The doctor was the first one to say the word hospice. Mom did not say anything.

 

Later, I was the second. Mom said not yet.

 

Our family set up dinner schedules. We dropped by with food-it allowed us to maybe make up a little bit for all the other times we did not drop by. I learned I could sit through Fear Factor if it meant I could be with her. We helped clean out a closet and found out she still had a lot of crocheting to do. We also found that Dad is very romantic. We learned an awful lot.

 

On Easter morning Mom called me with a symptom. She told me it had stopped, to just come over after church. At church I suddenly realized what the symptom meant and I whispered this to my husband. He gently whispered back that he had thought that might be what was happening. I took communion to my parents, then knelt by my Mom's chair and asked permission to call hospice.

 

I was crying and Mom was crying. Dad was standing in the doorway. My niece and her husband were sitting on the couch.
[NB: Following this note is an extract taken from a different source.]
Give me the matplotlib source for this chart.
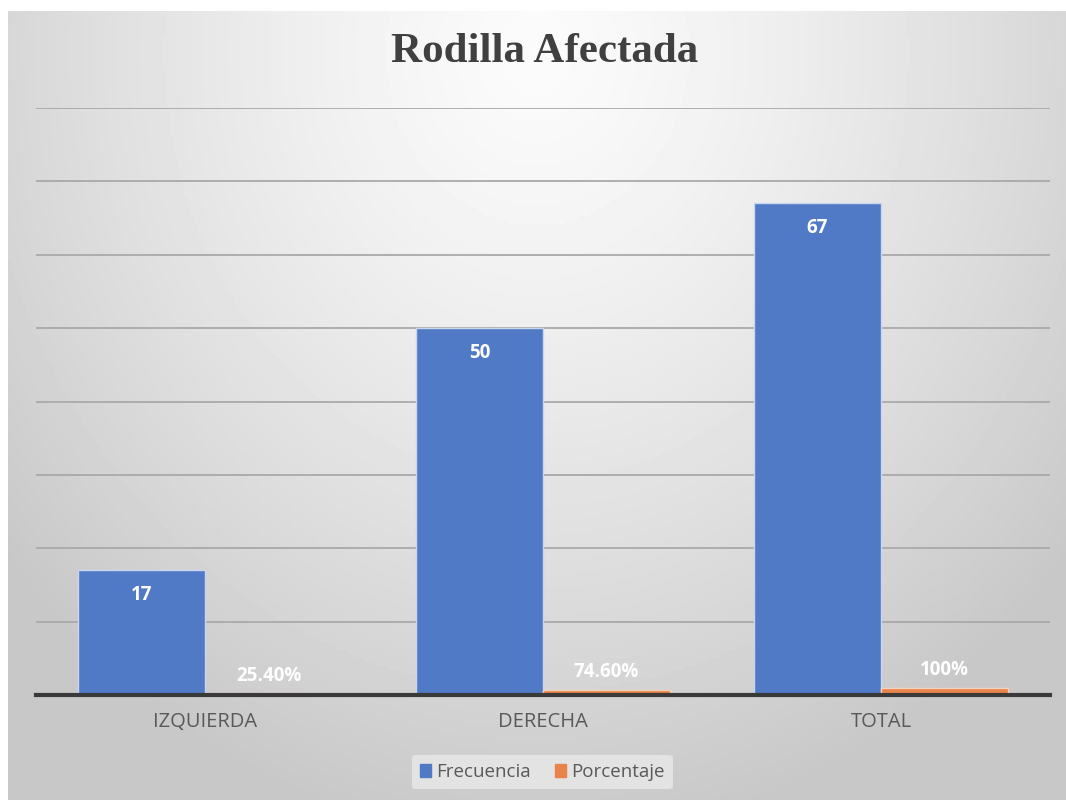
import numpy as np
import matplotlib
matplotlib.use("Agg")
import matplotlib.pyplot as plt
from matplotlib.patches import Patch

categories = ["IZQUIERDA", "DERECHA", "TOTAL"]
frecuencia = [17, 50, 67]
porcentaje = [0.254, 0.746, 1.0]
porcentaje_labels = ["25.40%", "74.60%", "100%"]

plt.rcParams["font.family"] = ["Open Sans", "DejaVu Sans"]

fig = plt.figure(figsize=(10.66, 8), dpi=100)

# gradient background (white top centre, grey at the edges)
bg = fig.add_axes([8 / 1066, 0, 1 - 8 / 1066, 1 - 11 / 800], zorder=-10)
yy, xx = np.mgrid[0:1:200j, -1:1:300j]
dist = np.sqrt((xx / 1.3) ** 2 + ((yy - 0.05) / 1.0) ** 2)
shade = 0.985 - 0.2 * np.clip(dist, 0, 1) ** 1.3
bg.imshow(shade, cmap="gray", vmin=0, vmax=1, aspect="auto",
          extent=[0, 1, 0, 1], origin="upper")
bg.set_axis_off()

ax = fig.add_axes([36 / 1066, 105 / 800, 1014 / 1066, (695 - 108) / 800])
ax.patch.set_alpha(0)

x = np.arange(len(categories))
w = 0.376
b1 = ax.bar(x - w / 2, frecuencia, w, color="#5079c6", edgecolor="#c9d6ee",
            linewidth=1, label="Frecuencia", zorder=3)
b2 = ax.bar(x + w / 2, porcentaje, w, color="#e8834a", edgecolor="#f7d2ba",
            linewidth=1, label="Porcentaje", zorder=3)

for rect, v in zip(b1, frecuencia):
    ax.text(rect.get_x() + rect.get_width() / 2, v - 2.0, str(v),
            ha="center", va="top", color="white", fontsize=13.5,
            fontweight="bold", zorder=4)
for rect, v, lab in zip(b2, porcentaje, porcentaje_labels):
    ax.text(rect.get_x() + rect.get_width() / 2, v + 1.0, lab,
            ha="center", va="bottom", color="white", fontsize=13.5,
            fontweight="bold", zorder=4)

ax.set_xlim(-0.5, 2.5)
ax.set_ylim(0, 80)
ax.set_yticks(np.arange(0, 81, 10))
ax.yaxis.grid(True, color="#a9a9a9", linewidth=1.3, zorder=0)
ax.tick_params(axis="y", left=False, labelleft=False)
ax.set_xticks(x)
ax.set_xticklabels(categories, fontsize=14.5, color="#595959")
ax.tick_params(axis="x", length=0, pad=12)
for s in ["top", "right", "left"]:
    ax.spines[s].set_visible(False)
ax.spines["bottom"].set_color("#3a3a3a")
ax.spines["bottom"].set_linewidth(3)
ax.spines["bottom"].set_zorder(5)

fig.text(0.511, 0.935, "Rodilla Afectada", ha="center", va="center",
         fontsize=31, fontweight="bold", color="#404040",
         family=["Liberation Serif", "DejaVu Serif"])

handles = [Patch(color="#5079c6", label="Frecuencia"),
           Patch(color="#e8834a", label="Porcentaje")]
leg = fig.legend(handles=handles, loc="center", bbox_to_anchor=(0.509, 0.035),
                 ncol=2, frameon=True, fontsize=13.5, handlelength=0.55,
                 handleheight=0.75, handletextpad=0.3, columnspacing=1.3,
                 borderpad=0.45)
leg.get_frame().set_facecolor("#e3e3e3")
leg.get_frame().set_edgecolor("none")
leg.get_frame().set_alpha(1)
for t in leg.get_texts():
    t.set_color("#595959")

fig.savefig("out.png", dpi=100)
The sun was shining; in the shadows it created I could see the bump of the tumor under her gown.

 

She said I knew best.

 

Another snapshot for my soul album.

 

Her hospice bed and supplies were delivered. I picked up her medicines at our local pharmacy. We continued to take meals and to sit with her. (I avoided Mondays because a little Fear Factor goes a long way.) Dad was always there.

 

The next call was while I was at work. My sister was telling me that Mom was in pain and having difficulty breathing. I went upstairs to the homecare offices. Kristie, the homecare director, asked if we had a bed available. We did.

 

I have helped to orient many hospice team members. I always teach them that the most important thing to remember about an admission is to make the patient and family feel welcome. If nothing else is done, make sure the room is ready, the patient's name is on the door, and that you greet them when they enter the building.

 

That day, I walked out to the ambulance to meet my mother and my family. Her room was ready; her name was on the door. We were welcomed.

 

For 3 weeks we lived between home and hospice while Mom lived between this world and the next.

 

One of Mom's hobbies was to grow amaryllis from seed. Dad kept a fresh one in her room all of the time.

 

We did jigsaw puzzles constantly, just like always. My Aunt Jo brought Grandma every day and lots of people brought food. At the end of every workday, I walked into Mom's room and took off my name tag. It was my signal that I was daughter, not nurse. I was not on duty.

 

The hospice team took care of us, they took care of Mom, they took care of me.

 

We spent Mother's Day with Mom. She was surrounded by statues of angels, a personalized quilt from her coworkers, and a banner of her family tree made by my sister.

 

One Sunday she sat in a wheelchair at her window for 2 hours to watch a wedding on the hospice bridge. She had a romantic streak, too.

 

She played on a slot machine that was brought in for her. We had to unplug it when one of the kids hit the jackpot after we should have been asleep.

 

We said we love you. We said we were sorry. We said thank-you. We said good-bye.

 

She died on a Friday evening. Not all of us were there when she took her last breaths, but all of us had surrounded her with love and tears and laughter. She knew she was the center of our family.

 

The last of her amaryllis had wilted. It was dark. There were fireworks across the river. We wrapped her in her quilt. We walked out with her and followed her as she left through the cloud of trees in the driveway.

 

I won't forget.

 

This spring her amaryllis bloomed again.

 

Thank you to the brave hearts of hospice. Everyday you make a difference, everyday you help. Many families call you angels on earth. I know that we are human beings trying our very best to do the work of angels.

 

Thank you families. Thank you for allowing us to help. Thank you for allowing us into your sacred space. Thank you for allowing us to be part of your precious stories.